COLLECTED DATA ::
-- begin --

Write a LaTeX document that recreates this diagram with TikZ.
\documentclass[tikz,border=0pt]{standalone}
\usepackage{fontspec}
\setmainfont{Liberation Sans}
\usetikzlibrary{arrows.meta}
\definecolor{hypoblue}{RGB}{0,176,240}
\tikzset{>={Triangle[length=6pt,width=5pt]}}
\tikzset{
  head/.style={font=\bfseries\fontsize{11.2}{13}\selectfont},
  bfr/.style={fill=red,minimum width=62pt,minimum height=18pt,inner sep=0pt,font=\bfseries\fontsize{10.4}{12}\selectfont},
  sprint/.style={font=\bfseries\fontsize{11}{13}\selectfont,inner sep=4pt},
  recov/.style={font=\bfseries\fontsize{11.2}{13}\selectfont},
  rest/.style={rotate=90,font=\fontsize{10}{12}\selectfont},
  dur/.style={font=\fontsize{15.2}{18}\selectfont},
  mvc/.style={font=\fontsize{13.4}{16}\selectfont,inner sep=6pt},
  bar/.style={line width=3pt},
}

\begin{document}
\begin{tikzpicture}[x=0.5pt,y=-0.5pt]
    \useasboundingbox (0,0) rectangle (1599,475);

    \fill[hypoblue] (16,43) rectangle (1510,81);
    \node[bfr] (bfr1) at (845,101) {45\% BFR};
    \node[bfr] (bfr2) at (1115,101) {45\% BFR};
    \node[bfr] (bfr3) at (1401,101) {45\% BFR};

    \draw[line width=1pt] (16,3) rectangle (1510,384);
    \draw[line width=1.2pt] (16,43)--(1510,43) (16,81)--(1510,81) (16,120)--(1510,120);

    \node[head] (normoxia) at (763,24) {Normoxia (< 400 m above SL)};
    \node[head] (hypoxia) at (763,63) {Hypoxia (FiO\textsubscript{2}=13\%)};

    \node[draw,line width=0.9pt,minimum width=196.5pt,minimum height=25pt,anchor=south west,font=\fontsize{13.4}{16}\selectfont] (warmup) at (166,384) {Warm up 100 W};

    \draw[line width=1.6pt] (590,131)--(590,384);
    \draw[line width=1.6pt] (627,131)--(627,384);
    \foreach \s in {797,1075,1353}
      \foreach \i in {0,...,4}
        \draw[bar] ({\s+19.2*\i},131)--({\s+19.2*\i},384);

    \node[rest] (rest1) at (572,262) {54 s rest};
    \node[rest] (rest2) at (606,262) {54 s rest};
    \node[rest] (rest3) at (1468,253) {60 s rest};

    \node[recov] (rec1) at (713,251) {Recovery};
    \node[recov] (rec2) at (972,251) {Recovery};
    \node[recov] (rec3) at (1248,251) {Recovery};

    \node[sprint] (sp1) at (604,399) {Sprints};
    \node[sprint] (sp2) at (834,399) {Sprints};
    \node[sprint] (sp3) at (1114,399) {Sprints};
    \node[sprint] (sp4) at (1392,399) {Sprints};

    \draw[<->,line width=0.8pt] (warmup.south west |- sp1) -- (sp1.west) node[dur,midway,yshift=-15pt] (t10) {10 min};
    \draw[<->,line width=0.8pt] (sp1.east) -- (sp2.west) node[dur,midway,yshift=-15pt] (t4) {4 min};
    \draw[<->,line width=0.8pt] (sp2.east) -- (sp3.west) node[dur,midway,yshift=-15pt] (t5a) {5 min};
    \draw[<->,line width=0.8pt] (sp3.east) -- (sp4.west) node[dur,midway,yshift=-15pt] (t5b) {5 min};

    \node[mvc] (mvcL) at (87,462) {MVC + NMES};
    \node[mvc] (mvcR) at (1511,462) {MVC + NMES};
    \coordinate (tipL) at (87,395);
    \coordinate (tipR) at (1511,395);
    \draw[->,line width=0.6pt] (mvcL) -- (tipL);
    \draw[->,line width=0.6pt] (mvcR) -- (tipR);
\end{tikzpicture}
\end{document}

-- end --

Copy down the whole of the data above, matching it exactly.

EXPECTED ANSWER ::
Write a LaTeX document that recreates this diagram with TikZ.
\documentclass[tikz,border=0pt]{standalone}
\usepackage{fontspec}
\setmainfont{Liberation Sans}
\usetikzlibrary{arrows.meta}
\definecolor{hypoblue}{RGB}{0,176,240}
\tikzset{>={Triangle[length=6pt,width=5pt]}}
\tikzset{
  head/.style={font=\bfseries\fontsize{11.2}{13}\selectfont},
  bfr/.style={fill=red,minimum width=62pt,minimum height=18pt,inner sep=0pt,font=\bfseries\fontsize{10.4}{12}\selectfont},
  sprint/.style={font=\bfseries\fontsize{11}{13}\selectfont,inner sep=4pt},
  recov/.style={font=\bfseries\fontsize{11.2}{13}\selectfont},
  rest/.style={rotate=90,font=\fontsize{10}{12}\selectfont},
  dur/.style={font=\fontsize{15.2}{18}\selectfont},
  mvc/.style={font=\fontsize{13.4}{16}\selectfont,inner sep=6pt},
  bar/.style={line width=3pt},
}

\begin{document}
\begin{tikzpicture}[x=0.5pt,y=-0.5pt]
    \useasboundingbox (0,0) rectangle (1599,475);

    \fill[hypoblue] (16,43) rectangle (1510,81);
    \node[bfr] (bfr1) at (845,101) {45\% BFR};
    \node[bfr] (bfr2) at (1115,101) {45\% BFR};
    \node[bfr] (bfr3) at (1401,101) {45\% BFR};

    \draw[line width=1pt] (16,3) rectangle (1510,384);
    \draw[line width=1.2pt] (16,43)--(1510,43) (16,81)--(1510,81) (16,120)--(1510,120);

    \node[head] (normoxia) at (763,24) {Normoxia (< 400 m above SL)};
    \node[head] (hypoxia) at (763,63) {Hypoxia (FiO\textsubscript{2}=13\%)};

    \node[draw,line width=0.9pt,minimum width=196.5pt,minimum height=25pt,anchor=south west,font=\fontsize{13.4}{16}\selectfont] (warmup) at (166,384) {Warm up 100 W};

    \draw[line width=1.6pt] (590,131)--(590,384);
    \draw[line width=1.6pt] (627,131)--(627,384);
    \foreach \s in {797,1075,1353}
      \foreach \i in {0,...,4}
        \draw[bar] ({\s+19.2*\i},131)--({\s+19.2*\i},384);

    \node[rest] (rest1) at (572,262) {54 s rest};
    \node[rest] (rest2) at (606,262) {54 s rest};
    \node[rest] (rest3) at (1468,253) {60 s rest};

    \node[recov] (rec1) at (713,251) {Recovery};
    \node[recov] (rec2) at (972,251) {Recovery};
    \node[recov] (rec3) at (1248,251) {Recovery};

    \node[sprint] (sp1) at (604,399) {Sprints};
    \node[sprint] (sp2) at (834,399) {Sprints};
    \node[sprint] (sp3) at (1114,399) {Sprints};
    \node[sprint] (sp4) at (1392,399) {Sprints};

    \draw[<->,line width=0.8pt] (warmup.south west |- sp1) -- (sp1.west) node[dur,midway,yshift=-15pt] (t10) {10 min};
    \draw[<->,line width=0.8pt] (sp1.east) -- (sp2.west) node[dur,midway,yshift=-15pt] (t4) {4 min};
    \draw[<->,line width=0.8pt] (sp2.east) -- (sp3.west) node[dur,midway,yshift=-15pt] (t5a) {5 min};
    \draw[<->,line width=0.8pt] (sp3.east) -- (sp4.west) node[dur,midway,yshift=-15pt] (t5b) {5 min};

    \node[mvc] (mvcL) at (87,462) {MVC + NMES};
    \node[mvc] (mvcR) at (1511,462) {MVC + NMES};
    \coordinate (tipL) at (87,395);
    \coordinate (tipR) at (1511,395);
    \draw[->,line width=0.6pt] (mvcL) -- (tipL);
    \draw[->,line width=0.6pt] (mvcR) -- (tipR);
\end{tikzpicture}
\end{document}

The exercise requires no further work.